Mrs. Miller says she is “without power” to rule. I insist she has authority to sign the decree in motion pro confesso. It asks mandamus to issue because respondents “have made their confession or corroborating admissions constituting confession” apart from any pending response in my mandamus lawsuit.
I read from Gibson’s. “Equity will not suffer a right to be without a remedy” and quote his comment that the maxim “is the original source of the entire equitable jurisdiction,” P. 53, Gibson’s Suits in Chancery, 5th edition, 1955.
I say these are beautiful rules for equity and justice. And that today’s meeting is scheduled two days after I had come in demanding a decree indicates chancery administration is acting prejudicially against the interests of the state of Tennessee. On what basis does it have this prejudice, I ask?
The people are under wicked edicts and legislation by people with no authority, I say.
Under TCA § 25-29-102, Mrs. Miller has authority to “command the defendant to do the act,” I say, quoting the law. “That’s all I am asking. Command the respondent to do the act.”
Mrs. Miller, I say, is an attorney for 30 years, is a judicial officer, is wearing judicial robes — she has authority to command obedience to the statute right now.
Tulis empowers court to act justly
“To not do seems obstructive when it should be supportive, that it should prevent unconstitutional conduct, protect the constitution and civil rights, to end the abuse of substantial rights and use the mandamus’ unusual extraordinary remedy to protect the people in the state.” I insist that state of Tennessee has “specific legal right to the duty required to be performed by the court.”

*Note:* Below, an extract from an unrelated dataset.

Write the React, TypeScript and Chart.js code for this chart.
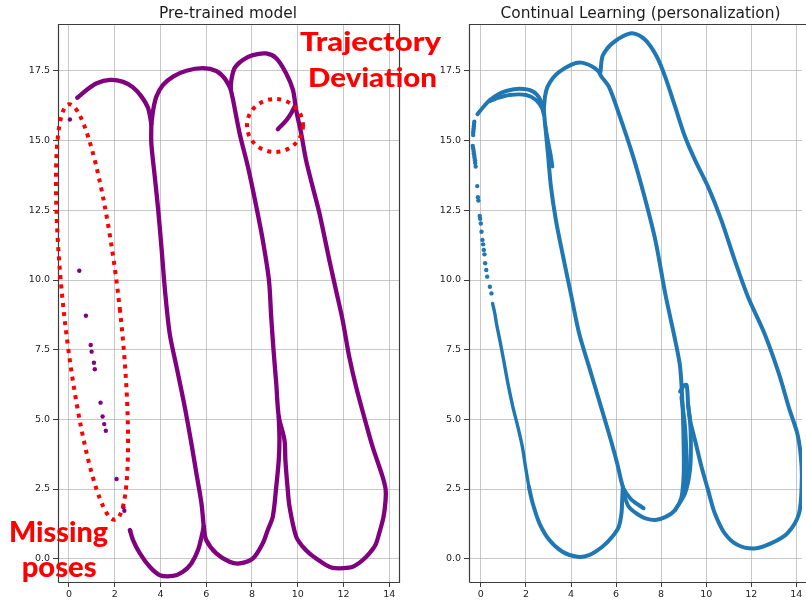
import React, { useEffect, useRef } from "react";
import { Chart, registerables } from "chart.js";

Chart.register(...registerables);

type P = [number, number];

// ---------- shared axis data ----------
const xTicks = [0, 2, 4, 6, 8, 10, 12, 14];
const yTicks = [0, 2.5, 5, 7.5, 10, 12.5, 15, 17.5];
const leftTitle = "Pre-trained model";
const rightTitle = "Continual Learning (personalization)";

// ---------- Pre-trained model (purple) ----------
const preArcA: P[] = [[0.36, 16.54], [0.77, 16.82], [1.21, 17.06], [1.79, 17.18], [2.37, 17.11], [2.8, 16.91], [3.17, 16.58], [3.46, 16.16], [3.6, 15.6]];
const preLineA: P[] = [[3.6, 15.6], [3.6, 14.9], [3.75, 13.71], [3.9, 12.51], [4.04, 11.2], [4.2, 9.6], [4.4, 8.09], [4.7, 6.89], [5.06, 5.45], [5.35, 4.14], [5.57, 3.06], [5.79, 1.99], [5.89, 1.15]];
const preLobeB: P[] = [[3.6, 15.6], [3.68, 16.1], [3.82, 16.58], [4.11, 17.0], [4.55, 17.3], [5.13, 17.51], [5.86, 17.6], [6.44, 17.5], [6.8, 17.24], [7.02, 16.94], [7.07, 16.84]];
const preLoopC: P[] = [[7.07, 16.84], [7.17, 16.47], [7.46, 15.26], [7.82, 14.07], [8.19, 12.63], [8.47, 11.44], [8.74, 10.0], [8.84, 8.68], [8.94, 7.5], [9.06, 6.29], [9.17, 5.1], [9.42, 4.26], [9.46, 3.54], [9.55, 2.6], [9.64, 1.87], [9.93, 0.79], [10.2, 0.45], [10.51, 0.19], [10.9, -0.05], [11.24, -0.23], [11.53, -0.33], [12.0, -0.34], [12.4, -0.29], [12.8, -0.08], [13.13, 0.19], [13.4, 0.5], [13.56, 0.91], [13.75, 1.5], [13.84, 2.1], [13.84, 2.5], [13.71, 2.94], [13.27, 4.02], [12.98, 4.86], [12.55, 6.17], [12.25, 7.25], [11.96, 8.57], [11.67, 9.64], [11.38, 10.72], [10.95, 12.39], [10.65, 13.35], [10.36, 14.31], [10.15, 15.26], [9.93, 16.1], [9.79, 16.82], [9.49, 17.42], [9.06, 17.96], [8.62, 18.13], [8.04, 18.07], [7.6, 17.89], [7.24, 17.6], [7.1, 17.18], [7.07, 16.84]];
const preU1: P[] = [[2.66, 1.03], [2.8, 0.67], [3.1, 0.19], [3.53, -0.29], [3.97, -0.59], [4.55, -0.62], [4.98, -0.47], [5.35, -0.17], [5.64, 0.31], [5.83, 0.91], [5.89, 1.15]];
const preU2: P[] = [[5.89, 1.15], [6.0, 0.67], [6.44, 0.19], [7.02, -0.11], [7.46, -0.17], [8.04, 0.01], [8.47, 0.55], [8.69, 1.03], [8.91, 1.51], [9.06, 2.58], [9.17, 3.54], [9.2, 4.3], [9.17, 5.1]];
const preHook: P[] = [[9.86, 16.22], [9.71, 15.98], [9.49, 15.72], [9.13, 15.41]];
const preMissing: P[] = [[0.04, 15.76], [0.45, 10.33], [0.74, 8.72], [0.95, 7.67], [0.99, 7.43], [1.09, 7.03], [1.13, 6.8], [1.38, 5.6], [1.47, 5.1], [1.54, 4.83], [1.61, 4.59], [2.08, 2.86], [2.38, 1.85], [2.42, 1.72], [2.68, 1.0]];

// ---------- Continual Learning (blue) ----------
const clSparse: P[] = [[-0.29, 15.68], [-0.3, 15.6], [-0.31, 15.52], [-0.32, 15.44], [-0.33, 15.36], [-0.34, 15.28], [-0.34, 15.2], [-0.36, 14.81], [-0.34, 14.72], [-0.32, 14.63], [-0.31, 14.55], [-0.29, 14.46], [-0.28, 14.38], [-0.26, 14.3], [-0.25, 14.2], [-0.23, 14.07], [-0.16, 13.37], [-0.13, 12.97], [-0.11, 12.85], [-0.05, 12.3], [-0.03, 12.2], [0.0, 12.03], [0.03, 11.73], [0.07, 11.44], [0.1, 11.28], [0.13, 11.08], [0.16, 10.92], [0.19, 10.6], [0.24, 10.36], [0.28, 10.12], [0.4, 9.76], [0.47, 9.52]];
const clDescent: P[] = [[0.52, 9.16], [0.62, 8.8], [0.69, 8.45], [0.84, 7.85], [1.01, 7.13], [1.2, 6.29], [1.42, 5.45], [1.64, 4.74], [1.84, 4.02], [1.98, 3.3], [2.13, 2.58]];
const clU1: P[] = [[2.13, 2.58], [2.3, 1.99], [2.6, 1.27], [3.04, 0.67], [3.62, 0.25], [4.28, 0.07], [4.8, 0.13], [5.39, 0.43], [5.83, 0.79], [6.12, 1.15], [6.24, 1.63], [6.27, 2.1], [6.3, 2.58]];
const clArcOuter: P[] = [[-0.15, 15.95], [0.1, 16.2], [0.4, 16.46], [0.76, 16.66], [1.13, 16.78], [1.72, 16.86], [2.3, 16.77], [2.6, 16.52], [2.79, 16.1]];
const clArcInner: P[] = [[0.4, 16.42], [0.69, 16.52], [1.28, 16.64], [2.01, 16.64], [2.45, 16.46], [2.72, 16.16], [2.79, 15.95]];
const clLineA: P[] = [[2.79, 16.1], [2.85, 15.6], [2.89, 15.26], [2.98, 14.5], [3.11, 13.35], [3.33, 12.15], [3.62, 10.96], [3.99, 9.52], [4.36, 8.09], [4.8, 6.89], [5.24, 5.7], [5.68, 4.5], [6.05, 3.42], [6.3, 2.58], [6.5, 2.3], [6.71, 2.1], [7.22, 1.81]];
const clBranch: P[] = [[2.85, 15.6], [2.98, 15.0], [3.1, 14.5], [3.18, 14.07]];
const clLobeB: P[] = [[2.79, 16.1], [2.85, 16.6], [2.96, 16.94], [3.2, 17.25], [3.48, 17.47], [4.0, 17.72], [4.43, 17.8], [4.9, 17.68], [5.2, 17.5], [5.35, 17.3], [5.68, 16.94], [6.12, 15.98], [6.71, 14.55], [7.22, 13.11], [7.74, 11.44], [8.18, 9.52], [8.4, 8.68], [8.62, 7.85], [8.84, 6.89], [8.95, 5.5], [9.0, 4.0], [9.0, 3.0], [8.9, 2.2], [8.62, 1.75], [8.2, 1.5], [7.74, 1.39], [7.3, 1.45], [7.0, 1.57], [6.56, 1.87], [6.35, 2.3]];
const clSubLoop: P[] = [[8.84, 6.0], [9.0, 6.2], [9.13, 6.23], [9.2, 5.5], [9.28, 4.98], [9.32, 4.14], [9.28, 3.18], [9.06, 2.35], [8.62, 1.75]];
const clBundle: P[] = [[8.9, 5.8], [9.05, 4.8], [9.12, 3.8], [9.15, 3.0], [9.05, 2.5]];
const clLobeC: P[] = [[5.31, 17.47], [5.39, 18.01], [5.6, 18.3], [5.83, 18.49], [6.2, 18.7], [6.71, 18.85], [7.3, 18.61], [7.81, 18.01], [8.18, 17.29], [8.62, 16.22], [9.06, 15.14], [9.5, 14.31], [10.08, 13.35], [10.67, 12.15], [11.26, 10.72], [11.85, 9.4], [12.58, 8.09], [13.2, 6.7], [13.7, 5.34], [14.04, 4.5], [14.2, 3.66], [14.24, 2.82], [14.12, 1.63], [13.6, 0.91], [12.87, 0.55], [12.14, 0.37], [11.4, 0.49], [10.82, 0.91], [10.38, 1.63], [10.08, 2.47], [9.79, 3.3], [9.5, 4.26], [9.28, 4.98], [9.2, 5.5]];

const PURPLE = "#800080";
const BLUE = "#1f77b4";

const toXY = (a: P[]) => a.map(([x, y]) => ({ x, y }));

function lineDs(a: P[], color: string, width: number) {
  return {
    data: toXY(a),
    showLine: true,
    borderColor: color,
    backgroundColor: color,
    borderWidth: width,
    pointRadius: 0,
    tension: 0.3,
    borderCapStyle: "round",
    borderJoinStyle: "round",
  };
}
function dotDs(a: P[], color: string, r: number) {
  return {
    data: toXY(a),
    showLine: false,
    borderColor: color,
    backgroundColor: color,
    borderWidth: 0,
    pointRadius: r,
  };
}

const framePlugin = {
  id: "frame",
  afterDatasetsDraw(chart: any, _a: any, opts: any) {
    const { ctx, chartArea: c } = chart;
    ctx.save();
    ctx.strokeStyle = "#3c3c3c";
    ctx.lineWidth = 1.2;
    ctx.beginPath();
    const l = Math.round(c.left) + 0.5;
    const t = Math.round(c.top) + 0.5;
    const b = Math.round(c.bottom) + 0.5;
    const r = Math.round(c.right) - 0.5;
    ctx.moveTo(l, b);
    ctx.lineTo(l, t);
    ctx.lineTo(opts.right ? r : c.right + 20, t);
    if (opts.right) ctx.lineTo(r, b);
    else ctx.moveTo(c.right + 20, b);
    ctx.lineTo(l, b);
    ctx.stroke();
    ctx.restore();
  },
};

const titlePlugin = {
  id: "ptitle",
  afterDraw(chart: any, _a: any, opts: any) {
    const { ctx } = chart;
    ctx.save();
    ctx.font = '15.4px "DejaVu Sans"';
    ctx.fillStyle = "#1a1a1a";
    ctx.textAlign = "center";
    ctx.textBaseline = "alphabetic";
    ctx.fillText(opts.text, opts.cx, 17.5);
    ctx.restore();
  },
};

function makeConfig(datasets: any[], o: any) {
  const tickFont = { family: "DejaVu Sans", size: 9.5 };
  const grid = {
    color: "rgba(176,176,176,0.7)",
    lineWidth: 1,
    tickColor: "#3c3c3c",
    tickLength: 5,
    tickWidth: 1,
    drawTicks: true,
  };
  return {
    type: "scatter",
    data: { datasets },
    plugins: [framePlugin, titlePlugin],
    options: {
      animation: false,
      responsive: false,
      maintainAspectRatio: false,
      events: [],
      layout: { padding: { left: 0, right: o.padRight, top: 24, bottom: 0 } },
      plugins: {
        legend: { display: false },
        tooltip: { enabled: false },
        title: { display: false },
        frame: { right: o.frameRight },
        ptitle: { text: o.title, cx: o.titleX },
      },
      scales: {
        x: {
          type: "linear",
          min: o.xMin,
          max: o.xMax,
          afterBuildTicks: (s: any) => {
            s.ticks = xTicks.map((v) => ({ value: v }));
          },
          afterFit: (s: any) => {
            s.height = 19;
            s.paddingLeft = 0;
            s.paddingRight = 0;
          },
          grid,
          border: { display: false },
          ticks: {
            font: tickFont,
            color: "#222",
            padding: 2,
            maxRotation: 0,
            autoSkip: false,
            callback: (v: any) => String(v),
          },
        },
        y: {
          type: "linear",
          min: -0.836,
          max: 19.186,
          afterBuildTicks: (s: any) => {
            s.ticks = yTicks.map((v) => ({ value: v }));
          },
          afterFit: (s: any) => {
            s.width = o.yWidth;
            s.paddingTop = 0;
            s.paddingBottom = 0;
          },
          grid,
          border: { display: false },
          ticks: {
            font: tickFont,
            color: "#222",
            padding: 3,
            autoSkip: false,
            callback: (v: any) => Number(v).toFixed(1),
          },
        },
      },
    },
  };
}

export default function App() {
  const leftRef = useRef<HTMLCanvasElement>(null);
  const rightRef = useRef<HTMLCanvasElement>(null);

  useEffect(() => {
    const W = 4.3;
    const leftSets = [
      lineDs(preArcA, PURPLE, W),
      lineDs(preLineA, PURPLE, W),
      lineDs(preLobeB, PURPLE, W),
      lineDs(preLoopC, PURPLE, W),
      lineDs(preU1, PURPLE, W),
      lineDs(preU2, PURPLE, W),
      lineDs(preHook, PURPLE, W),
      dotDs(preMissing, PURPLE, 2.2),
    ];
    const B = 4;
    const rightSets = [
      dotDs(clSparse, BLUE, 2.2),
      lineDs(clDescent, BLUE, 3.4),
      lineDs(clU1, BLUE, B),
      lineDs(clArcOuter, BLUE, B),
      lineDs(clArcInner, BLUE, B),
      lineDs(clLineA, BLUE, B),
      lineDs(clBranch, BLUE, 3.6),
      lineDs(clLobeB, BLUE, B),
      lineDs(clSubLoop, BLUE, B),
      lineDs(clBundle, BLUE, B),
      lineDs(clLobeC, BLUE, B),
    ];
    const left = new Chart(
      leftRef.current as HTMLCanvasElement,
      makeConfig(leftSets, {
        padRight: 20,
        yWidth: 58,
        xMin: -0.48,
        xMax: 14.47,
        frameRight: true,
        title: leftTitle,
        titleX: 228,
      }) as any
    );
    const right = new Chart(
      rightRef.current as HTMLCanvasElement,
      makeConfig(rightSets, {
        padRight: 0,
        yWidth: 59,
        xMin: -0.526,
        xMax: 14.25,
        frameRight: false,
        title: rightTitle,
        titleX: 230.5,
      }) as any
    );
    return () => {
      left.destroy();
      right.destroy();
    };
  }, []);

  const dotted = {
    fill: "none",
    stroke: "#ff0000",
    strokeWidth: 4,
    strokeDasharray: "4 5.3",
  } as const;
  const red = {
    fill: "#ff0000",
    fontFamily: "Lato, 'Open Sans', sans-serif",
    fontWeight: 900,
  } as const;

  return (
    <div
      style={{
        position: "absolute",
        left: 0,
        top: 0,
        width: 806,
        height: 601,
        overflow: "hidden",
        background: "#fff",
      }}
    >
      <canvas
        ref={leftRef}
        width={420}
        height={601}
        style={{ position: "absolute", left: 0, top: 0, width: 420, height: 601 }}
      />
      <canvas
        ref={rightRef}
        width={396}
        height={601}
        style={{ position: "absolute", left: 410, top: 0, width: 396, height: 601 }}
      />
      <svg
        width={806}
        height={601}
        style={{ position: "absolute", left: 0, top: 0, pointerEvents: "none" }}
      >
        <ellipse cx={92} cy={312} rx={28} ry={209} transform="rotate(-6.3 92 312)" {...dotted} />
        <ellipse cx={275} cy={125.5} rx={28} ry={26.5} {...dotted} />
        <text x={300} y={50.5} fontSize={26} textLength={141} lengthAdjust="spacingAndGlyphs" {...red}>
          Trajectory
        </text>
        <text x={308} y={87} fontSize={26} textLength={129} lengthAdjust="spacingAndGlyphs" {...red}>
          Deviation
        </text>
        <text x={9} y={541.7} fontSize={28} textLength={99} lengthAdjust="spacingAndGlyphs" {...red}>
          Missing
        </text>
        <text x={21.7} y={576.7} fontSize={28} textLength={75} lengthAdjust="spacingAndGlyphs" {...red}>
          poses
        </text>
      </svg>
    </div>
  );
}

I say American Jurisprudence on mandamus has 438 pages on how mandamus works, and Mrs. Kapperman and Mrs. Miller should’ve read it to have the court act immediately.
State of Tennessee has claims that are “specific, well-defined, nondiscretionary, vested, without reasonable controversy,” I say, reading from my script, hand-written on yellow card stock paper.
“Mandamus must issue,” I say two or three times.
In several instances at the hearing I ask if there is anything I can do to assist the court since I am there to help Mrs. Miller accomplish justice. I say I am there to help the court do what is just and true to its nature, pursuant to Gibson’s treatment of equity.
I say I don’t want a hearing, don’t need a hearing, but that the state is demanding a mandamus, since the other side has admitted to open violation of law. There is nothing Lee and Barnes can say as my complaint lays out a long train of admissions and confessions they are in flagrant violation of the law, I state.
Mrs. Miller says she will take the file to Judge Fleenor and talk with her about what I am saying, and call me.